Let’s first take a look at some multivariate alchol plots:
Citric acid seems to introduce a fair amount of variance compared to other variables. Citric acid is also one of the few variables in this dataset to not have a normally distributed, low range count. Its bimodial variance is not very apparent but we can still see a clump of good wines with alcohol content between 9-11% and citric acid greater than its median of 0.26. Additionally, really low citric acid amounts have a clump of gross wines associated with them. With pH we can also see low pH and low alcohol content make it less likely to have a good wine. Volatile acidity plot seems to show some pretty distinct clumps for each wine rating with good wines typically have low volatile acidity across most alcohol content percentages whereas higher volatile acidity has higher amounts of volatile acidity. In fact, most wines seem to have low alcohol content and they are mostly meh as well. Maybe this could be indicative of a more ‘watered-down’ wine although we can’t say for sure based on this plot.
Next we will look at volatile acidity again to see if we can find some variance against other variables.
The above two plots show volatile acidity dominating as a determinant for yummy wines as seen by the concentrated clusters against citric acid and pH. Recall from the bivariate analysis there was a similar observation for citric acid with respect to fixed acidity. With ratings overlayed we have that plot as such:
Given the relationship of fixed acidity to volatile, it is no surprise that they seem to correlate with citric acid in opposite directions. Most good wines still seem to have higher amounts of citric acid regardless of fixed acidity level.
It may be better to examine some variables distinct from alcohol and acidity. The problem that I expect to encounter however is that, as shown by our univariate analysis, the distributions for most of these variables is small and normally distributed about their respective means which does not help for rating classification purposes as all the wines will fall in a small range for the most part. For example:
Here it is very unclear as to what the relationship is from a ratings perspective as it seems each “yummy” point is dispersed randomly about the distribution.

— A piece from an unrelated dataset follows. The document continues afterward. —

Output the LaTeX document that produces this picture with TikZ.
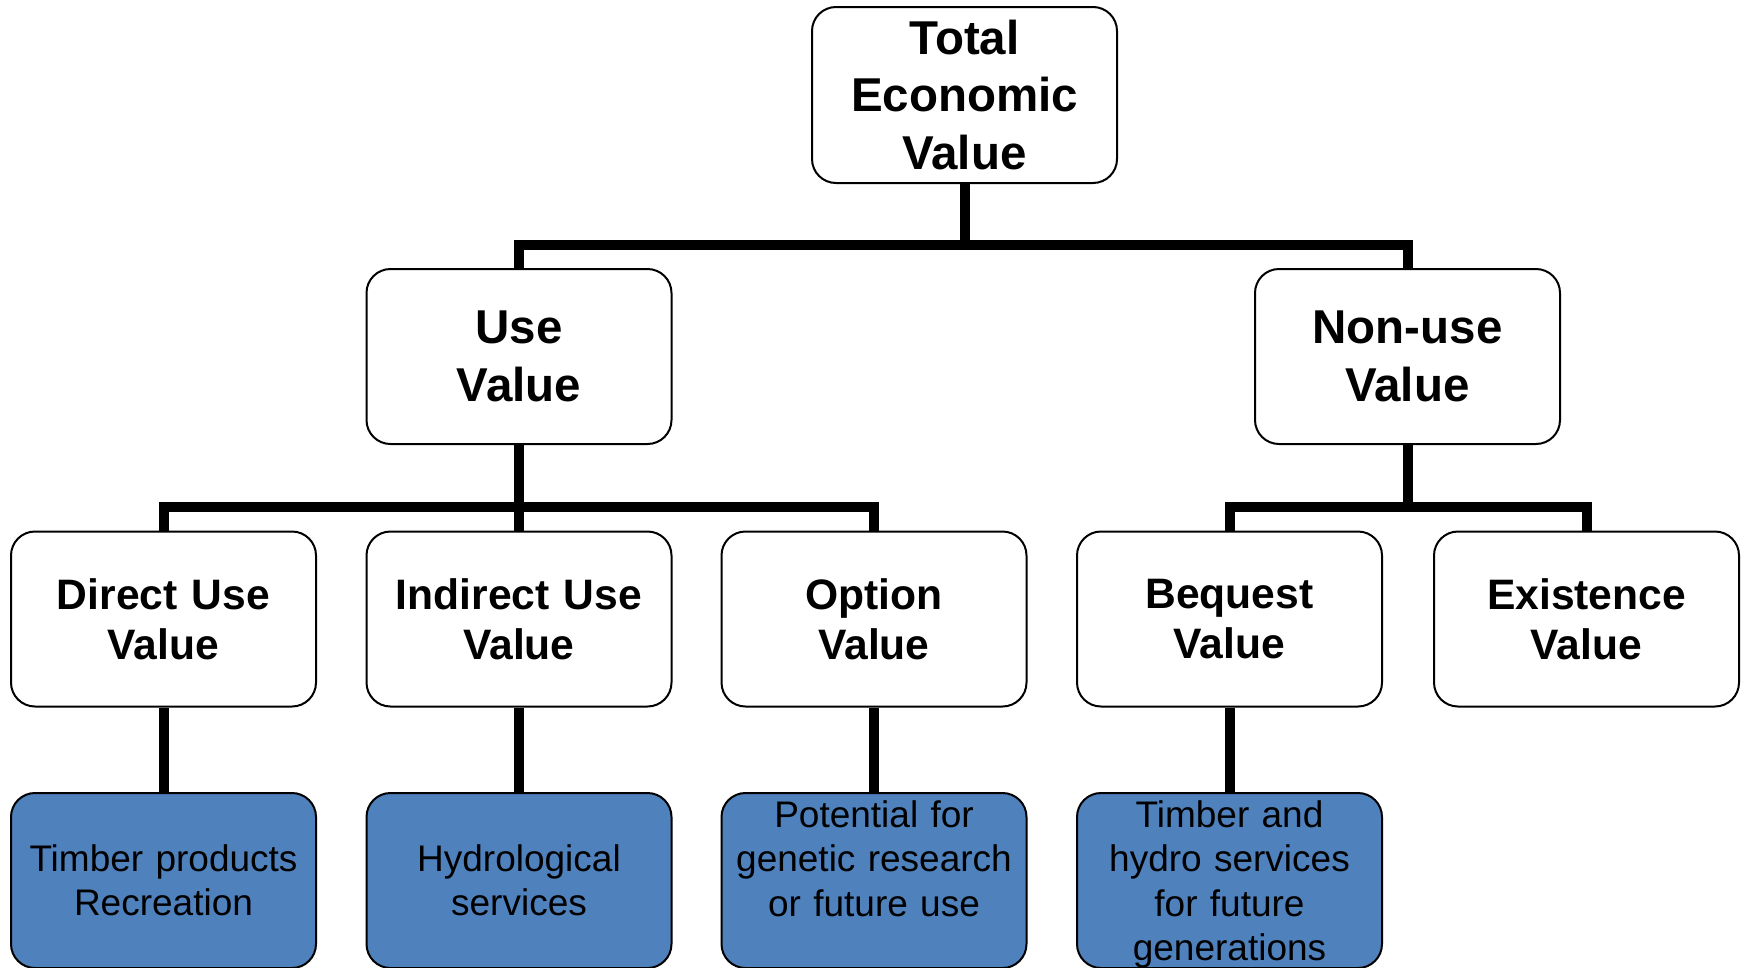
\documentclass[tikz,border=0pt]{standalone}
\usepackage{fontspec}
\setmainfont{Liberation Sans}
\definecolor{leafblue}{RGB}{79,129,189}
\tikzset{
  box/.style={draw=black, line width=2pt, rounded corners=24pt, minimum width=305pt,
    minimum height=175pt, inner sep=0pt, align=center, text width=295pt, fill=white},
  bigbox/.style={box, font=\fontsize{47.5}{57.5}\selectfont\bfseries},
  midbox/.style={box, font=\fontsize{42.6}{50}\selectfont\bfseries},
  leafbox/.style={box, fill=leafblue, font=\fontsize{37}{44.5}\selectfont},
  conn/.style={line width=10pt, line join=miter, line cap=butt}
}
\begin{document}
\begin{tikzpicture}[x=1pt,y=-1pt]
\useasboundingbox (0,0) rectangle (1745,967);
\clip (0,0) rectangle (1745,967);
\fill[white] (0,0) rectangle (1745,967);
\coordinate (bar1) at (964.5,245);
\coordinate (bar2) at (519,507);
\coordinate (bar3) at (1407.5,507);

\node[bigbox, minimum height=176pt] (tev) at (964.5,95) {\rule{0pt}{4pt}Total\\Economic\\Value};
\node[bigbox] (use) at (519,356.5) {\rule{0pt}{4pt}Use\\Value};
\node[bigbox] (nonuse) at (1407.5,356.5) {\rule{0pt}{4pt}Non-use\\Value};

\node[midbox] (direct) at (163.5,619) {Direct Use\\Value};
\node[midbox] (indirect) at (519,619) {Indirect Use\\Value};
\node[midbox] (option) at (874,619) {Option\\Value};
\node[midbox] (bequest) at (1229.5,619) {Bequest\\Value};
\node[midbox] (existence) at (1586.5,619) {Existence\\Value};

\node[leafbox] (l1) at (163.5,880.5) {Timber products\\Recreation};
\node[leafbox] (l2) at (519,880.5) {Hydrological\\services};
\node[leafbox] (l3) at (874,880.5) {Potential for\\genetic research\\or future use\\\mbox{}};
\node[leafbox] (l4) at (1229.5,880.5) {Timber and\\hydro services\\for future\\\raisebox{0pt}[\height][0pt]{generations}};

\draw[conn] (tev.south) -- (bar1) -| (use.north);
\draw[conn] (bar1) -| (nonuse.north);
\draw[conn] (use.south) -- (bar2) -| (direct.north);
\draw[conn] (bar2) -- (indirect.north);
\draw[conn] (bar2) -| (option.north);
\draw[conn] (nonuse.south) -- (bar3) -| (bequest.north);
\draw[conn] (bar3) -| (existence.north);
\draw[conn] (direct.south) -- (l1.north);
\draw[conn] (indirect.south) -- (l2.north);
\draw[conn] (option.south) -- (l3.north);
\draw[conn] (bequest.south) -- (l4.north);
\end{tikzpicture}
\end{document}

One unexplored area is the amount of sulphates in relation the amount of free flaoting SO2 molecules in wine. We can try taking a look at this by examining sulphates in comparison to a proportion of free floating S02 compared to total S02 since looking at either independently isn’t very useful. The distribution:
The sulphates do not seem to vary very much for the majority of wine but there does seem to be a vertical boundary line that separates yummy wines from the majority of meh ones. I would venture to guess that there is some sort of “threshold” effect here where a certain amount of sulphates
Volatile acidity and alcohol created distinct ratings areas in their scatterplot that was hard to achieve with other variables. These two probably contribute the most towards a wine’s quality.
Citric acid’s unique distribution created some strange interactions when plotted against other features due to its bimodal distribution that is proportional to higher quality wines.
This plot shows both lower amounts of acetic acid resulting in more quality wines along with a well defined range of alcohol content in 11-13% for the majority of good wines. For the volatile acidity, there is almost a clear visual boundary that defines a threshold for which volatile acidity level is low enough for a good wine. Wines low in alcohol content or high in volatile acidity are almost guaranteed to not produce a good wine. The optimal range for alcohol content is above the median value of 10.42% as well as the mean of 10.20%.
Fixed Acidity is not well correlated with quality with just a 0.12 correlation coefficient. This multivariate graph shows a trend that increasing fixed acidity amounts in conjunction with a small amount of citric acid results in an overall higher quality wine. Conversley, we can observe that fixed acidity below 7 g/dm^3 and citric acid amounts less than 0.26, its median value, result in a large amount of “meh” or “gross” wines.
This plot is interesting in that it shows a few things at once. One, it demonstrates a counterintuitive relationship between sulphates, a wine additive that can contribute to S02 presence in wine, and the amount of free floating S02 molecules. Sulphates addtiion has very little impact on the variance of the proportion at all but we can see that at around 0.6 we start to see good wines appear for a lot of higher proportions of free S02s. According the S02 attribute description, this is actually expected as S02 concentrations are hard to detect in small quantities until a certain amount is added at which point, it is detectable and becomes a contributor to the smell and taste of the wine. This threshold is fairly distinct in this graph as it is most likely the point at which we see yummy wines start to appear in the plot.
This analysis presented numerous difficulties and successes. The narrow, normal distributions of many of these continuous variables seemed to stifle their usefulness to me as I was, and still am, unsure of how to analyze them adequately. Additionally, the multivariate anaylsis was difficult because I had limited domain knowledge to ask the right questions to come up with some useful plots. I felt like I was at times brute forcing my way through combinations of variables because I couldn’t come up with interesting questions compared to say, wokring with the psuedo facebook data. Working around the limitations of the quality variable via buckets was a success for me as I spent quite a while trying to figure out what to do with such an odd distribution of scores. The ratings variable opened up numerous avenues for analysis to indirectly gauge quality.
For future work, I would like to build a linear regression model and potentially do some feature importance selection through various methods to further guide my thinking and exploration of this dataset. I believe some transformations of the data might be in order for continued exploration but I am unsure of what those might be at this time.